Par ailleurs, nous nous interrogeons sur la gestion des deux périmètres pendant la phase d’étude du PSMV et du PVAP. Les études réalisées pour la définition du périmètre constituent déjà une base de qualité pour l’instruction des projets. Les dépositions à l’enquête publique apporteront certainement aussi des éléments complémentaires que nous souhaitons voir également pris en compte. Enfin, il nous semble important de préciser la manière dont un suivi en continu sera assuré sur leur application.

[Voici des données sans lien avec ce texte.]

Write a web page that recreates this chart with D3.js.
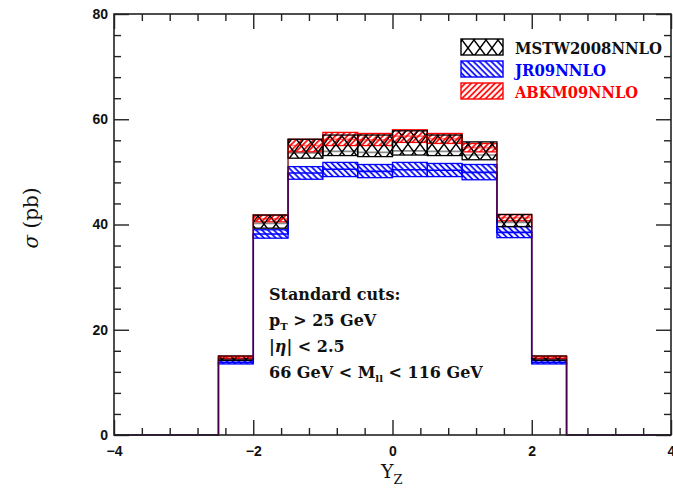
<!DOCTYPE html>
<html>
<head>
<meta charset="utf-8">
<script src="https://cdn.jsdelivr.net/npm/d3@7/dist/d3.min.js"></script>
<style>
html,body{margin:0;padding:0;background:#fff;}
svg{display:block;}
</style>
</head>
<body>
<svg id="chart" width="673" height="489"></svg>
<script>
// ---- data ----
const binEdges = [-2.5, -2, -1.5, -1, -0.5, 0, 0.5, 1, 1.5, 2, 2.5];
const seriesNames = ["MSTW2008NNLO", "JR09NNLO", "ABKM09NNLO"];
const mstwLo = [14.2, 39.3, 52.6, 53.1, 52.9, 53.2, 53.1, 52.3, 39.6, 14.2];
const mstwHi = [15.0, 41.8, 56.2, 57.0, 57.0, 57.8, 57.0, 55.7, 41.9, 15.0];
const mstwCentral = [14.4, 40.2, 53.6, 53.9, 53.7, 54.0, 53.9, 53.2, 40.4, 14.4];
const jrLo = [13.5, 37.4, 48.6, 49.1, 48.9, 49.1, 49.1, 48.5, 37.5, 13.5];
const jrHi = [14.2, 39.0, 51.0, 51.8, 51.4, 51.8, 51.6, 51.4, 39.6, 14.2];
const jrCentral = [13.8, 38.2, 49.8, 50.5, 50.1, 50.4, 50.3, 49.9, 38.5, 13.8];
const abkmLo = [14.5, 40.5, 53.8, 55.0, 55.0, 55.6, 55.4, 53.8, 40.7, 14.5];
const abkmHi = [15.0, 41.8, 56.2, 57.5, 57.3, 58.0, 57.3, 55.4, 41.9, 15.0];
const abkmCentral = [14.8, 41.1, 55.0, 56.2, 56.1, 56.8, 56.3, 54.6, 41.3, 14.8];
const xMajorTicks = [-4, -2, 0, 2, 4];
const xMinorTicks = [-3.6,-3.2,-2.8,-2.4,-1.6,-1.2,-0.8,-0.4,0.4,0.8,1.2,1.6,2.4,2.8,3.2,3.6];
const yMajorTicks = [0, 20, 40, 60, 80];
const yMinorTicks = [4,8,12,16,24,28,32,36,44,48,52,56,64,68,72,76];
const annotationLines = ["Standard cuts:", "pT > 25 GeV", "|η| < 2.5", "66 GeV < Mll < 116 GeV"];

// ---- layout ----
const svg = d3.select("#chart");
const L = 114, R = 671, T = 14, B = 435;
const x = d3.scaleLinear().domain([-4, 4]).range([L, R]);
const y = d3.scaleLinear().domain([0, 80]).range([B, T]);

// ---- patterns ----
const defs = svg.append("defs");
const cross = defs.append("pattern").attr("id", "pCross")
  .attr("patternUnits", "userSpaceOnUse").attr("width", 12).attr("height", 16)
  .attr("x", 0).attr("y", 0);
cross.append("path").attr("d", "M0,0L12,16M12,0L0,16")
  .attr("stroke", "#000").attr("stroke-width", 1.4).attr("fill", "none");
function hatch(id, color, angle) {
  const p = defs.append("pattern").attr("id", id)
    .attr("patternUnits", "userSpaceOnUse").attr("width", 4.2).attr("height", 4.2)
    .attr("patternTransform", `rotate(${angle})`);
  p.append("line").attr("x1", 1.5).attr("y1", 0).attr("x2", 1.5).attr("y2", 4.2)
    .attr("stroke", color).attr("stroke-width", 1.7);
}
hatch("pBlue", "#0000ff", -45);
hatch("pRed", "#ff0000", 45);

const series = [
  {name: seriesNames[1], lo: jrLo, hi: jrHi, c: jrCentral, color: "#0000ff", fill: "url(#pBlue)", lineOp: 1},
  {name: seriesNames[2], lo: abkmLo, hi: abkmHi, c: abkmCentral, color: "#ff0000", fill: "url(#pRed)", lineOp: 0.5},
  {name: seriesNames[0], lo: mstwLo, hi: mstwHi, c: mstwCentral, color: "#000000", fill: "url(#pCross)", lineOp: 0.45}
];

// ---- bands ----
series.forEach(s => {
  const bins = s.lo.map((v, i) => ({x0: binEdges[i], x1: binEdges[i + 1], lo: v, hi: s.hi[i]}));
  svg.append("g").selectAll("rect").data(bins).join("rect")
    .attr("x", d => x(d.x0)).attr("width", d => x(d.x1) - x(d.x0))
    .attr("y", d => y(d.hi)).attr("height", d => y(d.lo) - y(d.hi))
    .attr("fill", s.fill).attr("stroke", s.color).attr("stroke-width", 1.3);
});

// ---- step lines ----
series.forEach(s => {
  const pts = [[-4, 0]];
  s.c.forEach((v, i) => pts.push([binEdges[i], v]));
  pts.push([2.5, 0]);
  pts.push([4, 0]);
  const line = d3.line().x(d => x(d[0])).y(d => y(d[1])).curve(d3.curveStepAfter);
  svg.append("path").attr("d", line(pts)).attr("fill", "none")
    .attr("stroke", s.color).attr("stroke-opacity", s.lineOp).attr("stroke-width", 1.6);
});

// ---- axes ----
const axCol = "#222";
function styleAxis(g) {
  g.select(".domain").remove();
  g.selectAll(".tick line").attr("stroke", axCol).attr("stroke-width", 1.4);
  g.selectAll(".tick text").attr("fill", "#111")
    .style("font-family", "'Liberation Sans', Arial, sans-serif")
    .style("font-weight", "bold").style("font-size", "14px");
}
svg.append("g").attr("transform", `translate(0,${B})`)
  .call(d3.axisBottom(x).tickValues(xMajorTicks).tickSize(-15).tickPadding(11).tickFormat(d3.format("d")))
  .call(styleAxis);
svg.append("g").attr("transform", `translate(0,${B})`)
  .call(d3.axisBottom(x).tickValues(xMinorTicks).tickSize(-7).tickFormat(""))
  .call(styleAxis);
svg.append("g").attr("transform", `translate(0,${T})`)
  .call(d3.axisTop(x).tickValues(xMajorTicks).tickSize(-15).tickFormat(""))
  .call(styleAxis);
svg.append("g").attr("transform", `translate(0,${T})`)
  .call(d3.axisTop(x).tickValues(xMinorTicks).tickSize(-7).tickFormat(""))
  .call(styleAxis);
svg.append("g").attr("transform", `translate(${L},0)`)
  .call(d3.axisLeft(y).tickValues(yMajorTicks).tickSize(-15).tickPadding(6).tickFormat(d3.format("d")))
  .call(styleAxis);
svg.append("g").attr("transform", `translate(${L},0)`)
  .call(d3.axisLeft(y).tickValues(yMinorTicks).tickSize(-7).tickFormat(""))
  .call(styleAxis);
svg.append("g").attr("transform", `translate(${R},0)`)
  .call(d3.axisRight(y).tickValues(yMajorTicks).tickSize(-15).tickFormat(""))
  .call(styleAxis);
svg.append("g").attr("transform", `translate(${R},0)`)
  .call(d3.axisRight(y).tickValues(yMinorTicks).tickSize(-7).tickFormat(""))
  .call(styleAxis);
svg.append("rect").attr("x", L).attr("y", T).attr("width", R - L).attr("height", B - T)
  .attr("fill", "none").attr("stroke", axCol).attr("stroke-width", 1.6);

// ---- axis titles ----
const serif = "'DejaVu Serif', 'Liberation Serif', serif";
const yt = svg.append("text").attr("transform", "translate(38,218) rotate(-90)")
  .attr("text-anchor", "middle").style("font-family", serif).style("font-size", "20px").attr("fill", "#111");
yt.append("tspan").style("font-style", "italic").text("σ");
yt.append("tspan").text(" (pb)");
const xt = svg.append("text").attr("x", 381).attr("y", 478)
  .style("font-family", serif).style("font-size", "19px").attr("fill", "#111");
xt.append("tspan").text("Y");
xt.append("tspan").attr("dy", 6).style("font-size", "13px").text("Z");

// ---- legend ----
const legendItems = [
  {name: seriesNames[0], fill: "url(#pCross)", color: "#000", tc: "#111", w: 147},
  {name: seriesNames[1], fill: "url(#pBlue)", color: "#0000ff", tc: "#0000ff", w: 91},
  {name: seriesNames[2], fill: "url(#pRed)", color: "#ff0000", tc: "#ff0000", w: 123}
];
legendItems.forEach((d, i) => {
  const yy = 39 + i * 22;
  svg.append("rect").attr("x", 461).attr("y", yy).attr("width", 42).attr("height", 16)
    .attr("fill", d.fill).attr("stroke", d.color).attr("stroke-width", 1.4);
  svg.append("text").attr("x", 515).attr("y", yy + 15).text(d.name)
    .attr("textLength", d.w).attr("lengthAdjust", "spacingAndGlyphs")
    .style("font-family", serif).style("font-size", "16px").style("font-weight", "bold")
    .attr("fill", d.tc);
});

// ---- annotation ----
const ann = svg.append("g").style("font-family", serif).style("font-size", "16px").attr("fill", "#111")
  .style("font-weight", "bold");
ann.append("text").attr("x", 269).attr("y", 300).text(annotationLines[0]);
const a1 = ann.append("text").attr("x", 269).attr("y", 326);
a1.append("tspan").text("p");
a1.append("tspan").attr("dy", 4).style("font-size", "10px").text("T");
a1.append("tspan").attr("dy", -4).text(" > 25 GeV");
const a2 = ann.append("text").attr("x", 269).attr("y", 352);
a2.append("tspan").text("|");
a2.append("tspan").style("font-style", "italic").text("η");
a2.append("tspan").text("| < 2.5");
const a3 = ann.append("text").attr("x", 269).attr("y", 378);
a3.append("tspan").text("66 GeV < M");
a3.append("tspan").attr("dy", 4).style("font-size", "10px").text("ll");
a3.append("tspan").attr("dy", -4).text(" < 116 GeV");
</script>
</body>
</html>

D’autre part, les apports des études de la démarche en cours justifieraient une mise à jour des éléments patrimoniaux portés au PLUi –soit par ajout de certains éléments ou secteurs, soit par complément d’orientations les concernant-, qu’il nous parait souhaitable de voir cette révision réalisée assez vite. Dans l’attente, il nous semble indispensable que les éléments d’étude et de recommandations du dossier d’étude soient systématiquement utilisés et référencés par les instructeurs du droit des sols, ainsi que les observations figurant aux conclusions de l’enquête publique et dans les contributions qui y seront jointes.

Enfin, la Sauvegarde de l’Anjou, fédération qui s’attache autant à la préservation du patrimoine et qu’à celle de l’environnement, insiste sur la recherche de convergence maximale entre les enjeux écologiques, climatiques et patrimoniaux. L’élaboration du SPR doit être l’occasion de proposer des outils permettant des éco-rénovations respectueuses du bâti, d’intégrer l’approche paysagère avec notamment la préservation des arbres remarquables qui sont souvent des traces de la riche histoire des jardins et pépinières de la ville, de veiller à l’intégration de la nature en ville (les « vieux murs » de schistes étant par exemple de véritables réservoirs de biodiversité…) ; de favoriser dans les quartiers historiques les déplacements à pied et en vélo plus respectueux de l’esprit des lieux, etc.

Le transfert d’expériences issues d’autres territoires et la constitution d’un réseau d’artisans et de professionnels formés et informés sur les bonnes pratiques constituent des enjeux majeurs pour les années à venir, afin de rendre accessible la démarche globale de l’écorénovation et de démultiplier les projets de réhabilitation sur le futur SPR d’Angers. La ville patrimoniale doit également être durable et la Sauvegarde de l’Anjou se propose d’y contribuer.

En conclusion, la Sauvegarde de l’Anjou émet un AVIS FAVORABLE à la délimitation du périmètre du Site Patrimonial Remarquable d’Angers, sous réserve que soient prises en comptes les observations émises ci-dessus.